At 100 minutes, this is the longest of the seven "Road" pictures.
Disembarking from the ship, Bing Crosby tells sinister Gale Sondegaard "I'll listen for you on Inner Sanctum". Radio's "Inner Sanctum Mysteries" debuted in 1941 and featured gruesome stories and spine-chilling characters.
Escaping from the hoods at the wedding by bursting through the crowd, Scat shouts "Come on Blanchard" and Hotlips replies "Block 'em Davis". The audience would have recognized the reference to Felix Blanchard and Glenn Davis, former Army star running backs. As team-mates from 1944 to 1946, they were referred to as "Mr. Inside" and "Mr. Outside." Blanchard had won the Heisman Trophy in 1945 and Davis in 1946, the year before the movie was released.
Hiding in the lifeboat, Bob Hope is polishing his trumpet and says "You happy little Grable fodder". Heartthrob Betty Grable married trumpeter Harry James in 1943.
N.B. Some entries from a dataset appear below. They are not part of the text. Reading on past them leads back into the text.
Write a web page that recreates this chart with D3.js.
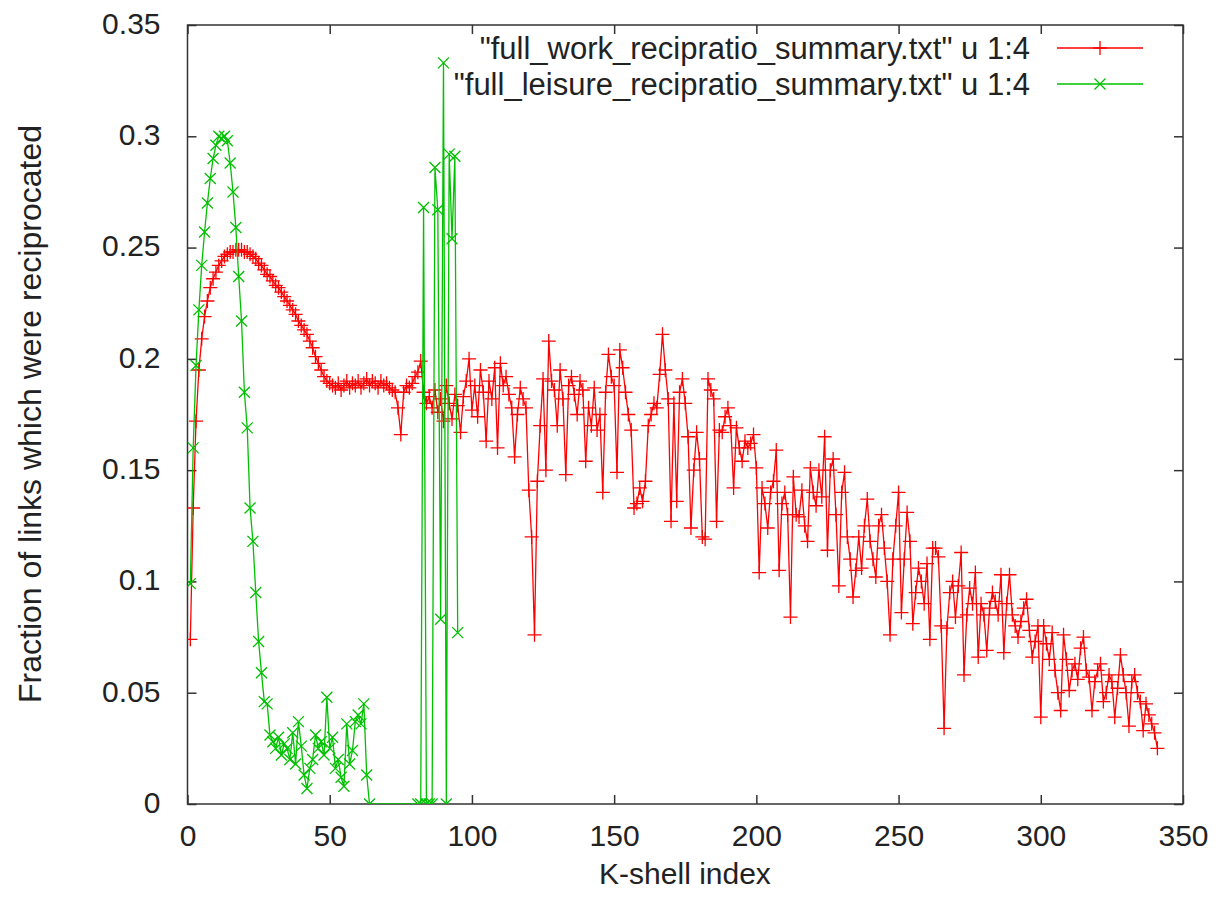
<!DOCTYPE html>
<html>
<head>
<meta charset="utf-8">
<script src="https://cdn.jsdelivr.net/npm/d3@7"></script>
<style>
  html, body { margin: 0; padding: 0; background: #fff; }
  svg text { font-family: "Liberation Sans", Arial, sans-serif; fill: #222; }
</style>
</head>
<body>
<svg id="chart" width="1220" height="907"></svg>
<script>
// ---------- data ----------
const workStartK = 1;
const workValues = [
  0.074,0.133,0.172,0.195,0.209,0.219,0.226,0.232,0.236,0.239,
  0.242,0.244,0.246,0.247,0.248,0.248,0.249,0.249,0.249,0.248,
  0.248,0.247,0.246,0.245,0.243,0.242,0.240,0.238,0.237,0.235,
  0.233,0.232,0.230,0.228,0.226,0.224,0.222,0.220,0.217,0.215,
  0.213,0.211,0.208,0.205,0.201,0.198,0.195,0.192,0.190,0.189,
  0.188,0.187,0.189,0.186,0.188,0.190,0.187,0.189,0.188,0.190,
  0.187,0.189,0.191,0.188,0.190,0.189,0.187,0.190,0.188,0.189,
  0.187,0.186,0.185,0.178,0.166,0.185,0.188,0.187,0.189,0.192,
  0.194,0.199,0.185,0.180,0.183,0.178,0.186,0.176,0.182,0.172,
  0.188,0.180,0.173,0.184,0.179,0.167,0.183,0.190,0.200,0.177,
  0.188,0.174,0.195,0.185,0.163,0.190,0.182,0.196,0.160,0.198,
  0.188,0.192,0.184,0.178,0.156,0.175,0.187,0.182,0.178,0.141,
  0.120,0.076,0.145,0.170,0.191,0.150,0.208,0.190,0.186,0.170,
  0.195,0.182,0.148,0.188,0.192,0.184,0.175,0.190,0.186,0.154,
  0.178,0.170,0.187,0.168,0.175,0.140,0.185,0.202,0.192,0.188,
  0.149,0.204,0.196,0.185,0.175,0.168,0.133,0.135,0.142,0.136,
  0.145,0.170,0.175,0.180,0.178,0.193,0.211,0.195,0.182,0.127,
  0.180,0.136,0.185,0.191,0.180,0.165,0.124,0.150,0.167,0.155,
  0.120,0.119,0.191,0.186,0.182,0.127,0.168,0.167,0.174,0.178,
  0.170,0.142,0.169,0.160,0.154,0.163,0.160,0.162,0.166,0.151,
  0.104,0.142,0.135,0.124,0.140,0.145,0.159,0.105,0.135,0.140,
  0.130,0.084,0.147,0.130,0.129,0.141,0.125,0.118,0.151,0.140,
  0.134,0.150,0.138,0.165,0.114,0.150,0.155,0.130,0.098,0.140,
  0.149,0.120,0.110,0.093,0.105,0.120,0.106,0.125,0.137,0.118,
  0.110,0.102,0.125,0.130,0.115,0.100,0.076,0.110,0.125,0.140,
  0.086,0.110,0.131,0.118,0.081,0.095,0.106,0.100,0.090,0.108,
  0.074,0.115,0.115,0.111,0.080,0.034,0.079,0.095,0.100,0.084,
  0.098,0.113,0.058,0.085,0.097,0.090,0.104,0.066,0.090,0.085,
  0.069,0.088,0.095,0.091,0.085,0.103,0.068,0.090,0.103,0.085,
  0.080,0.075,0.082,0.088,0.092,0.078,0.066,0.073,0.080,0.039,
  0.080,0.072,0.065,0.077,0.060,0.050,0.042,0.076,0.065,0.051,
  0.060,0.063,0.056,0.070,0.075,0.060,0.057,0.042,0.055,0.060,
  0.063,0.046,0.050,0.058,0.055,0.039,0.052,0.067,0.058,0.050,
  0.035,0.055,0.058,0.050,0.046,0.033,0.045,0.040,0.036,0.032,
  0.025
];
const leisureStartA = 1;
const leisureValuesA = [
  0.099,0.160,0.197,0.222,0.242,0.257,0.270,0.281,0.290,0.296,
  0.300,0.299,0.300,0.298,0.288,0.275,0.259,0.237,0.217,0.185,
  0.169,0.133,0.118,0.095,0.073,0.059,0.046,0.045,0.031,0.028,
  0.025,0.030,0.022,0.027,0.025,0.020,0.032,0.018,0.037,0.026,
  0.013,0.007,0.016,0.020,0.031,0.025,0.028,0.022,0.048,0.025,
  0.030,0.016,0.020,0.012,0.008,0.036,0.018,0.024,0.037,0.040,
  0.036,0.045,0.013,0.000
];
const leisureStartB = 81;
const leisureValuesB = [
  0.000,0.000,0.268,0.000,0.000,0.000,0.286,0.267,0.083,0.333,
  0.000,0.292,0.254,0.291,0.077
];
const xTicks = [0,50,100,150,200,250,300,350];
const yTicks = [0,0.05,0.1,0.15,0.2,0.25,0.3,0.35];
const seriesNames = [
  '"full_work_recipratio_summary.txt" u 1:4',
  '"full_leisure_recipratio_summary.txt" u 1:4'
];
const seriesColors = ["#ff0000", "#00c000"];
const xTitle = "K-shell index";
const yTitle = "Fraction of links which were reciprocated";

// ---------- build ----------
const work = workValues.map((v, i) => ({k: workStartK + i, v}));
const leisure = leisureValuesA.map((v, i) => ({k: leisureStartA + i, v}))
  .concat(leisureValuesB.map((v, i) => ({k: leisureStartB + i, v})));

const svg = d3.select("#chart");
const L = 187.5, R = 1183, T = 25, B = 804;
const x = d3.scaleLinear().domain([0, 350]).range([L, R]);
const y = d3.scaleLinear().domain([0, 0.35]).range([B, T]);
const FS = 30;

svg.append("clipPath").attr("id", "clip").append("rect")
  .attr("x", L).attr("y", T).attr("width", R - L).attr("height", B - T);

const axStroke = "#333";
function styleAxis(g) {
  g.select(".domain").remove();
  g.selectAll(".tick line").attr("stroke", axStroke).attr("stroke-width", 1.5);
  g.selectAll("text").attr("font-size", FS).attr("fill", "#222")
    .style("font-family", '"Liberation Sans", Arial, sans-serif');
}
svg.append("g").attr("transform", `translate(0,${B})`)
  .call(d3.axisBottom(x).tickValues(xTicks).tickSize(-9).tickPadding(21).tickFormat(d3.format("d")))
  .call(styleAxis);
svg.append("g").attr("transform", `translate(0,${T})`)
  .call(d3.axisTop(x).tickValues(xTicks).tickSize(-9).tickFormat(""))
  .call(styleAxis);
svg.append("g").attr("transform", `translate(${L},0)`)
  .call(d3.axisLeft(y).tickValues(yTicks).tickSize(-9).tickPadding(27).tickFormat(d => d === 0 ? "0" : d3.format("")(+d.toFixed(2))))
  .call(styleAxis)
  .selectAll("text").attr("dy", "0.28em");
svg.append("g").attr("transform", `translate(${R},0)`)
  .call(d3.axisRight(y).tickValues(yTicks).tickSize(-9).tickFormat(""))
  .call(styleAxis);

svg.append("rect").attr("x", L).attr("y", T).attr("width", R - L).attr("height", B - T)
  .attr("fill", "none").attr("stroke", axStroke).attr("stroke-width", 1.5);

svg.append("text").attr("x", 685).attr("y", 884).attr("text-anchor", "middle")
  .attr("font-size", FS).text(xTitle);
svg.append("text").attr("transform", "translate(41,414) rotate(-90)")
  .attr("text-anchor", "middle").attr("font-size", 32).text(yTitle);

const plusPath = s => `M${-s},0H${s}M0,${-s}V${s}`;
const crossPath = s => `M${-s},${-s}L${s},${s}M${-s},${s}L${s},${-s}`;

const line = d3.line().x(d => x(d.k)).y(d => y(d.v));
const plot = svg.append("g").attr("clip-path", "url(#clip)");

function drawSeries(data, color, pathFn, size) {
  const g = plot.append("g");
  g.append("path").datum(data).attr("d", line).attr("fill", "none")
    .attr("stroke", color).attr("stroke-width", 1.3);
  g.selectAll("path.m").data(data).join("path").attr("class", "m")
    .attr("transform", d => `translate(${x(d.k)},${y(d.v)})`)
    .attr("d", pathFn(size)).attr("fill", "none")
    .attr("stroke", color).attr("stroke-width", 1.3);
}
drawSeries(work, seriesColors[0], plusPath, 7);
drawSeries(leisure, seriesColors[1], crossPath, 5.5);

const legend = svg.append("g");
const legendRows = [48, 84];
seriesNames.forEach((name, i) => {
  const ly = legendRows[i];
  legend.append("text").attr("x", 1030).attr("y", ly).attr("dy", "0.35em")
    .attr("text-anchor", "end").attr("font-size", 31).text(name);
  legend.append("line").attr("x1", 1057).attr("x2", 1143).attr("y1", ly).attr("y2", ly)
    .attr("stroke", seriesColors[i]).attr("stroke-width", 1.3);
  legend.append("path").attr("transform", `translate(1100,${ly})`)
    .attr("d", i === 0 ? plusPath(7) : crossPath(5.5))
    .attr("fill", "none").attr("stroke", seriesColors[i]).attr("stroke-width", 1.3);
});
</script>
</body>
</html>
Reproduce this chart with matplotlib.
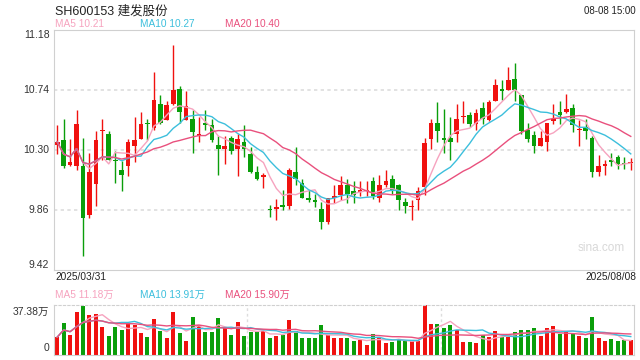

In the meat freezer scene there is a large side of meat labeled "Crosby Grade A Stables." Bing Crosby owned a stable of race horses that famously performed poorly.
Leading the cavalry chase at the end of the movie is Bob Hope's long-time radio partner, bushy mustached Jerry Colonna.
On the Decca Records boxed album of selections from the Johnny Burke-Jimmy Van Heusen film score, substitutions were made in the way that two songs were presented. Bob Hope was under contract to Capitol Records at this point, so the Hope-Bing Crosby duet of the agile city tune, "Apalachicola, FLA," was semi-recast on the album by teaming Bing with The Andrews Sisters, already guest-starring in the movie. Dorothy Lamour, recording for the Coast label at this point, delivered in this feature the comically sly "Experience," which was transformed by Decca into a pairing of Mr. Crosby and Nan Wynn, who did not participate in the picture.
This film contains the last on-screen singing performance by The Andrews Sisters, who share with Bing Crosby the saucy Latin-swing hit, "You Don't Have to Know the Language" (music by Jimmy Van Heusen, lyrics by Johnny Burke). This number was revived splendidly by Lena Horne on two RCA Victor albums: "Songs by Burke and Van Heusen" (released in 1959), and "Lena at the Sands" (recorded live in Las Vegas, November 3-5, 1960).